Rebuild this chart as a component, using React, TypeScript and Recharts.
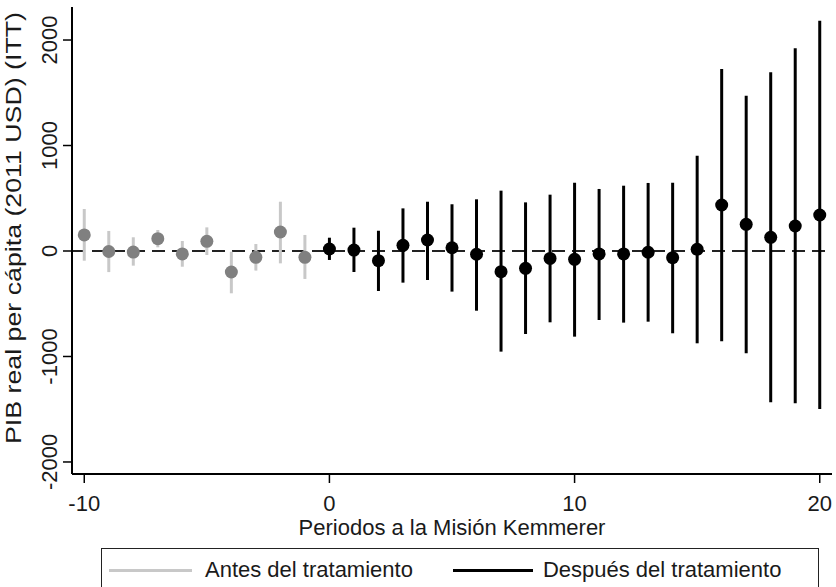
import {
  ComposedChart,
  Scatter,
  ErrorBar,
  XAxis,
  YAxis,
  ReferenceLine,
  Legend,
} from "recharts";

// periodos relativos a la Misión Kemmerer
const periods = [
  -10, -9, -8, -7, -6, -5, -4, -3, -2, -1, 0, 1, 2, 3, 4, 5, 6, 7, 8, 9, 10,
  11, 12, 13, 14, 15, 16, 17, 18, 19, 20,
];
const estimates = [
  152, -5, -10, 117, -28, 92, -199, -60, 180, -60, 19, 9, -92, 54, 104, 31,
  -31, -196, -164, -70, -79, -28, -28, -12, -63, 16, 436, 253, 130, 237, 341,
];
const lower = [
  -92, -200, -139, 35, -149, -38, -401, -186, -117, -265, -85, -199, -379,
  -300, -275, -385, -566, -954, -787, -676, -812, -654, -679, -670, -780,
  -875, -856, -970, -1434, -1444, -1498,
];
const upper = [
  398, 190, 130, 199, 95, 224, -7, 66, 467, 152, 126, 221, 192, 404, 467, 443,
  490, 572, 461, 534, 647, 588, 619, 645, 647, 903, 1725, 1472, 1694, 1921,
  2183,
];
const xTicks = [-10, 0, 10, 20];
const yTicks = [-2000, -1000, 0, 1000, 2000];

const rows = periods.map((p, i) => ({
  period: p,
  coef: estimates[i],
  err: [estimates[i] - lower[i], upper[i] - estimates[i]],
}));
const before = rows.filter((r) => r.period < 0);
const after = rows.filter((r) => r.period >= 0);

const FONT = "'Liberation Sans', Arial, sans-serif";
const TXT = "#1a1a1a";
const LIGHT = "#c8c8c8";

const YTick = (props: any) => {
  const { x, y, payload } = props;
  const bx = x - 4;
  return (
    <text
      x={bx}
      y={y}
      transform={`rotate(-90 ${bx} ${y})`}
      textAnchor="middle"
      fontSize={22}
      fontFamily={FONT}
      fill={TXT}
    >
      {payload.value}
    </text>
  );
};

const YTitle = () => (
  <text
    x={21}
    y={228}
    transform="rotate(-90 21 228)"
    textAnchor="middle"
    fontSize={22}
    fontFamily={FONT}
    fill={TXT}
    textLength={432}
    lengthAdjust="spacingAndGlyphs"
  >
    PIB real per cápita (2011 USD) (ITT)
  </text>
);

const LegendBox = () => (
  <div
    style={{
      boxSizing: "border-box",
      height: 39,
      border: "1.5px solid #222",
      borderBottom: "none",
      display: "flex",
      alignItems: "center",
      paddingTop: 4,
      fontFamily: FONT,
      fontSize: 22,
      color: TXT,
    }}
  >
    <span
      style={{ marginLeft: 7, width: 83, height: 3, background: LIGHT }}
    />
    <span style={{ marginLeft: 13 }}>Antes del tratamiento</span>
    <span
      style={{ marginLeft: 40, width: 80, height: 3, background: "#000" }}
    />
    <span style={{ marginLeft: 10 }}>Después del tratamiento</span>
  </div>
);

const dot = (fill: string) => (p: any) =>
  <circle cx={p.cx} cy={p.cy} r={6.5} fill={fill} />;

const App = () => {
  return (
    <div style={{ position: "absolute", left: 0, top: 0, background: "#fff" }}>
      <ComposedChart
        width={836}
        height={587}
        margin={{ top: 7, right: 4, bottom: 0, left: 0 }}
      >
        <XAxis
          dataKey="period"
          type="number"
          domain={[-10.5, 20.5]}
          ticks={xTicks}
          allowDataOverflow
          height={74}
          tickSize={9}
          tickMargin={12}
          axisLine={{ stroke: "#000", strokeWidth: 2 }}
          tickLine={{ stroke: "#000", strokeWidth: 1.5 }}
          tick={{ fontSize: 22, fontFamily: FONT, fill: TXT }}
          label={{
            value: "Periodos a la Misión Kemmerer",
            position: "insideBottom",
            offset: 13,
            fontSize: 22,
            fontFamily: FONT,
            fill: TXT,
          }}
        />
        <XAxis
          xAxisId="top"
          orientation="top"
          type="number"
          domain={[-10.5, 20.5]}
          height={0}
          tick={false}
          tickLine={false}
          axisLine={{ stroke: "#8c8c8c", strokeWidth: 1 }}
        />
        <YAxis
          type="number"
          domain={[-2114, 2313]}
          ticks={yTicks}
          allowDataOverflow
          width={72}
          tickSize={9}
          axisLine={{ stroke: "#000", strokeWidth: 2 }}
          tickLine={{ stroke: "#000", strokeWidth: 1.5 }}
          tick={<YTick />}
          label={{ content: <YTitle /> }}
        />
        <YAxis
          yAxisId="right"
          orientation="right"
          type="number"
          domain={[-2114, 2313]}
          width={0}
          tick={false}
          tickLine={false}
          axisLine={{ stroke: "#8c8c8c", strokeWidth: 1 }}
        />
        <ReferenceLine
          y={0}
          stroke="#222"
          strokeWidth={2}
          strokeDasharray="13 7"
        />
        <Scatter
          name="Antes del tratamiento"
          data={before}
          dataKey="coef"
          isAnimationActive={false}
          shape={dot("#808080")}
        >
          <ErrorBar
            dataKey="err"
            direction="y"
            width={0}
            stroke={LIGHT}
            strokeWidth={3}
          />
        </Scatter>
        <Scatter
          name="Después del tratamiento"
          data={after}
          dataKey="coef"
          isAnimationActive={false}
          shape={dot("#000")}
        >
          <ErrorBar
            dataKey="err"
            direction="y"
            width={0}
            stroke="#000"
            strokeWidth={3}
          />
        </Scatter>
        <Legend
          verticalAlign="bottom"
          content={<LegendBox />}
          wrapperStyle={{ left: 101, width: 718, bottom: 0 }}
        />
      </ComposedChart>
    </div>
  );
};

export default App;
------------
_Written request_. All of the data needs repeating exactly, but the pictures do not.

_Reply_.
Rebuild this chart as a component, using React, TypeScript and Recharts.
import {
  ComposedChart,
  Scatter,
  ErrorBar,
  XAxis,
  YAxis,
  ReferenceLine,
  Legend,
} from "recharts";

// periodos relativos a la Misión Kemmerer
const periods = [
  -10, -9, -8, -7, -6, -5, -4, -3, -2, -1, 0, 1, 2, 3, 4, 5, 6, 7, 8, 9, 10,
  11, 12, 13, 14, 15, 16, 17, 18, 19, 20,
];
const estimates = [
  152, -5, -10, 117, -28, 92, -199, -60, 180, -60, 19, 9, -92, 54, 104, 31,
  -31, -196, -164, -70, -79, -28, -28, -12, -63, 16, 436, 253, 130, 237, 341,
];
const lower = [
  -92, -200, -139, 35, -149, -38, -401, -186, -117, -265, -85, -199, -379,
  -300, -275, -385, -566, -954, -787, -676, -812, -654, -679, -670, -780,
  -875, -856, -970, -1434, -1444, -1498,
];
const upper = [
  398, 190, 130, 199, 95, 224, -7, 66, 467, 152, 126, 221, 192, 404, 467, 443,
  490, 572, 461, 534, 647, 588, 619, 645, 647, 903, 1725, 1472, 1694, 1921,
  2183,
];
const xTicks = [-10, 0, 10, 20];
const yTicks = [-2000, -1000, 0, 1000, 2000];

const rows = periods.map((p, i) => ({
  period: p,
  coef: estimates[i],
  err: [estimates[i] - lower[i], upper[i] - estimates[i]],
}));
const before = rows.filter((r) => r.period < 0);
const after = rows.filter((r) => r.period >= 0);

const FONT = "'Liberation Sans', Arial, sans-serif";
const TXT = "#1a1a1a";
const LIGHT = "#c8c8c8";

const YTick = (props: any) => {
  const { x, y, payload } = props;
  const bx = x - 4;
  return (
    <text
      x={bx}
      y={y}
      transform={`rotate(-90 ${bx} ${y})`}
      textAnchor="middle"
      fontSize={22}
      fontFamily={FONT}
      fill={TXT}
    >
      {payload.value}
    </text>
  );
};

const YTitle = () => (
  <text
    x={21}
    y={228}
    transform="rotate(-90 21 228)"
    textAnchor="middle"
    fontSize={22}
    fontFamily={FONT}
    fill={TXT}
    textLength={432}
    lengthAdjust="spacingAndGlyphs"
  >
    PIB real per cápita (2011 USD) (ITT)
  </text>
);

const LegendBox = () => (
  <div
    style={{
      boxSizing: "border-box",
      height: 39,
      border: "1.5px solid #222",
      borderBottom: "none",
      display: "flex",
      alignItems: "center",
      paddingTop: 4,
      fontFamily: FONT,
      fontSize: 22,
      color: TXT,
    }}
  >
    <span
      style={{ marginLeft: 7, width: 83, height: 3, background: LIGHT }}
    />
    <span style={{ marginLeft: 13 }}>Antes del tratamiento</span>
    <span
      style={{ marginLeft: 40, width: 80, height: 3, background: "#000" }}
    />
    <span style={{ marginLeft: 10 }}>Después del tratamiento</span>
  </div>
);

const dot = (fill: string) => (p: any) =>
  <circle cx={p.cx} cy={p.cy} r={6.5} fill={fill} />;

const App = () => {
  return (
    <div style={{ position: "absolute", left: 0, top: 0, background: "#fff" }}>
      <ComposedChart
        width={836}
        height={587}
        margin={{ top: 7, right: 4, bottom: 0, left: 0 }}
      >
        <XAxis
          dataKey="period"
          type="number"
          domain={[-10.5, 20.5]}
          ticks={xTicks}
          allowDataOverflow
          height={74}
          tickSize={9}
          tickMargin={12}
          axisLine={{ stroke: "#000", strokeWidth: 2 }}
          tickLine={{ stroke: "#000", strokeWidth: 1.5 }}
          tick={{ fontSize: 22, fontFamily: FONT, fill: TXT }}
          label={{
            value: "Periodos a la Misión Kemmerer",
            position: "insideBottom",
            offset: 13,
            fontSize: 22,
            fontFamily: FONT,
            fill: TXT,
          }}
        />
        <XAxis
          xAxisId="top"
          orientation="top"
          type="number"
          domain={[-10.5, 20.5]}
          height={0}
          tick={false}
          tickLine={false}
          axisLine={{ stroke: "#8c8c8c", strokeWidth: 1 }}
        />
        <YAxis
          type="number"
          domain={[-2114, 2313]}
          ticks={yTicks}
          allowDataOverflow
          width={72}
          tickSize={9}
          axisLine={{ stroke: "#000", strokeWidth: 2 }}
          tickLine={{ stroke: "#000", strokeWidth: 1.5 }}
          tick={<YTick />}
          label={{ content: <YTitle /> }}
        />
        <YAxis
          yAxisId="right"
          orientation="right"
          type="number"
          domain={[-2114, 2313]}
          width={0}
          tick={false}
          tickLine={false}
          axisLine={{ stroke: "#8c8c8c", strokeWidth: 1 }}
        />
        <ReferenceLine
          y={0}
          stroke="#222"
          strokeWidth={2}
          strokeDasharray="13 7"
        />
        <Scatter
          name="Antes del tratamiento"
          data={before}
          dataKey="coef"
          isAnimationActive={false}
          shape={dot("#808080")}
        >
          <ErrorBar
            dataKey="err"
            direction="y"
            width={0}
            stroke={LIGHT}
            strokeWidth={3}
          />
        </Scatter>
        <Scatter
          name="Después del tratamiento"
          data={after}
          dataKey="coef"
          isAnimationActive={false}
          shape={dot("#000")}
        >
          <ErrorBar
            dataKey="err"
            direction="y"
            width={0}
            stroke="#000"
            strokeWidth={3}
          />
        </Scatter>
        <Legend
          verticalAlign="bottom"
          content={<LegendBox />}
          wrapperStyle={{ left: 101, width: 718, bottom: 0 }}
        />
      </ComposedChart>
    </div>
  );
};

export default App;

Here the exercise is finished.